Butler still performs with Digable Planets. He also goes by the name/title Palaceer Lazaro as the auteur of Seattle-based avant-rap act Shabazz Palaces, which recently partnered with Sub Pop Records. Following self-released debut micro-albums "Shabazz Palaces" and "Of Light" (2009), the group is expected to release a sophomore album with Sub Pop sometime in 2011.

By his verse on "Where I'm From," you'd be forgiven for not knowing Butterfly was from Seattle. Digable Planets was based in New York City, but his rap is not about that city, either. It's figurative: he's from funk, he's from blackness, he's from a place where kids read Marx and wear Clarks. That last rhyme might also be literal, but in general, Butterfly is from a state of mind, not a place on a map.
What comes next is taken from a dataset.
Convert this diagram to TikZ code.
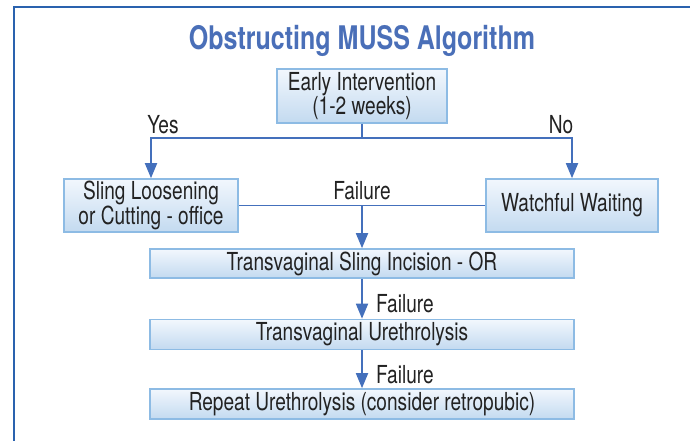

The idea of existing someplace other than Earth is central to Digable Planets and Shabazz Palaces.

On "Where I'm From," Butterfly lists figurative origins and also says, "I'm interplanetary," meaning he's not from here or there, but the space between. Digable Planets' debut album confronted the issue directly in its title: "Reachin': A New Refutation of Time and Space."

Shabazz Palaces seems to see the terrestrial/extraterrestrial split in terms mythmaking. Take for example the unreleased song "Show Tonight," a live staple that may or may not see life as a Shabazz Palaces/Sub Pop recording. The video below is by Jordan Luckman, from a recent concert at the Wild Buffalo in Bellingham, WA. The song's chorus goes, "Was you there tonigh-igh-igh-ight?"

When witnessing "Show Tonight" performed live, the question in the chorus is obviously rhetorical — you are right there, after all. It hints at something legendary, and suggests people will talk about the performance after it's over, that something about it will not die.

In the verses, Lazaro raps about specific Seattle streets — Cherry, Rainier, Genesee. He also raps about "Aristotle down in Kingston." Local writer and my friend Larry Mizell, Jr. informed me the Aristotle in question might be Aristotle Marr, a former Rainier Beach High School student who robbed a Seattle Wells Fargo in his mid 20s and eventually fled to Jamaica, where he hid out for 7 months around the turn of the millennium.

If that is indeed the Aristotle in "Show Tonight," Lazaro's message seems less "Marr is a hero" and more abstractly, philosophically, amorally, "Marr is a legend."

"Show Tonight" is not about Aristotle Marr individually any more than it's about Lazaro and his Shabazz Palaces compatriots Tendai Maraire or Dougie, both of whom are also named. It's about elevation from the Earthly grid of city streets to the realm of myth.